La_0.9Sr_0.1Ga_0.8Mg_0.2O_2.85 ( LSGM ) is a perfect electrolyte for the middle- temperature solid oxide fuel cell. In this paper, LSGM and anode materials of the SOFC are prepared by technology of lapping - forming with pressure - sintering. The anode materials are prepared by mixture with LSGM and Ni2O3 or CeO2 according to different proportion. The characteristics of the LSGM /anode interface products are investigated by using the method of the simulation of interface products, the interface products of the electrolyte LSGM/ anode are formed by mixing the electrolyte LSGM and the materials of anode according to 1:1 and sintering them.The crystal structure and DC, AC conductivity of the products of the interface of electrolyte/ anode are studied. The pattern and the size of the grain are examined by the SEM. Some big and sparse holes are seen on the surface of LSGM specimen, it's a advantage for the condition of oxygen-ion transmission. The holes on the surface of Ni2O3-doped interface products specimen are small and dense, the structure of the specimen is compact, it's favorable for the transmission of oxygen-ion and the conductivity of oxygen-ion is high in this specimen. Some crevice is found on the surface of CeO2-doped specimen, so the structure is not stable. XRD is used to analyze the phase and product. The results indicated that the LSGM is a rhombohedral phase and perovskite structure which is the same to the LaGaO3. No new peak of diffraction is found in these materials, so no new products is generated in the material except for the mixture of LSGM, Ni2O3 and CeO2. Two probe method is used in the testing of DC conductivity and AC conductivity.

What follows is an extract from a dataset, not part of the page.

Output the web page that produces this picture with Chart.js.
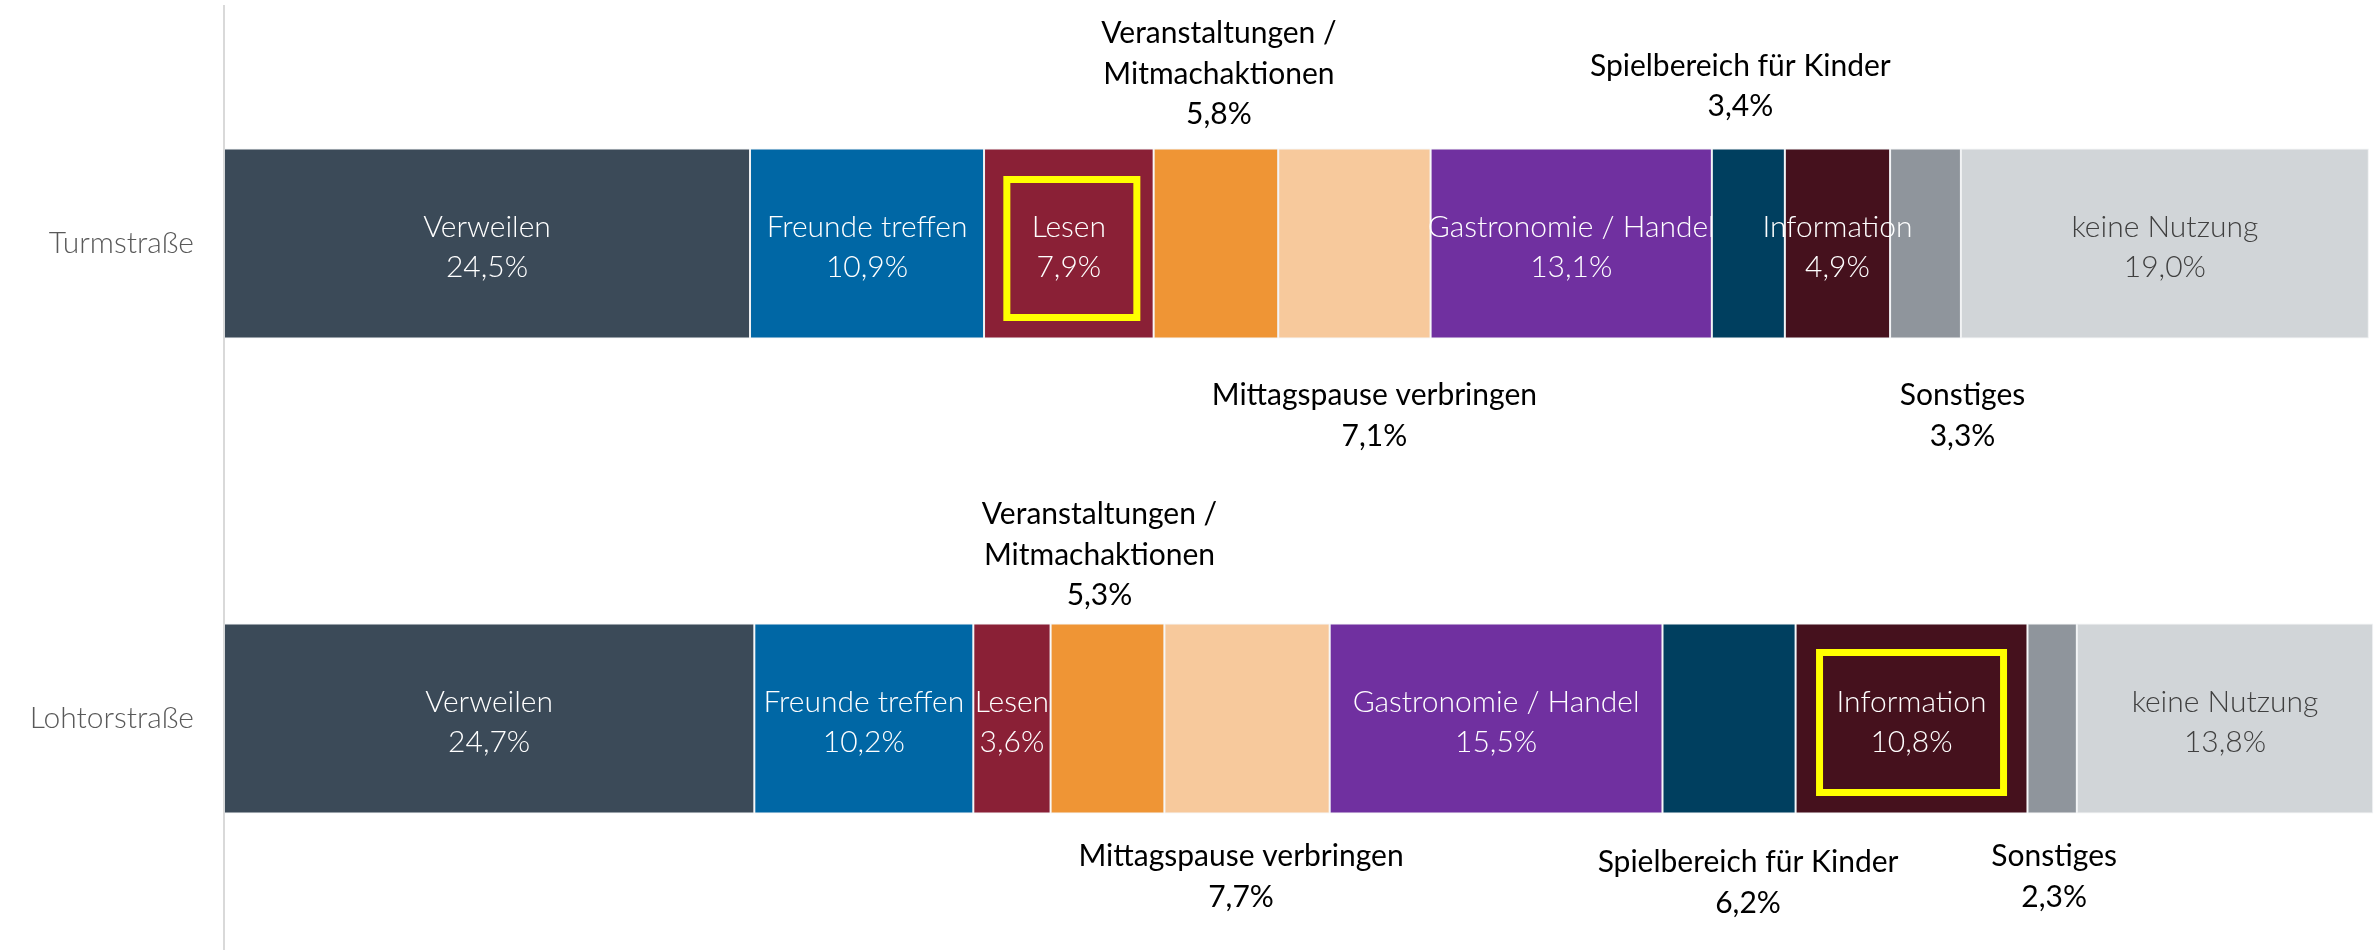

The results of DC conductivity showed that conductivity of the specimen increased with rising of temperature. Conductivity is high in the range of 600 C -800 C. The AC conductivity of the specimen is not variable in the region of low and middle frequency, which is from10Hz to100KHz. The response of AC conductivity is sharp in the range which frequency is higher then 100KHz, the AC conductivity of LSGM and CeO2-doped specimen increased with the rise of frequency while Ni2O3-doped specimen reduced when the frequency is above 100KHz.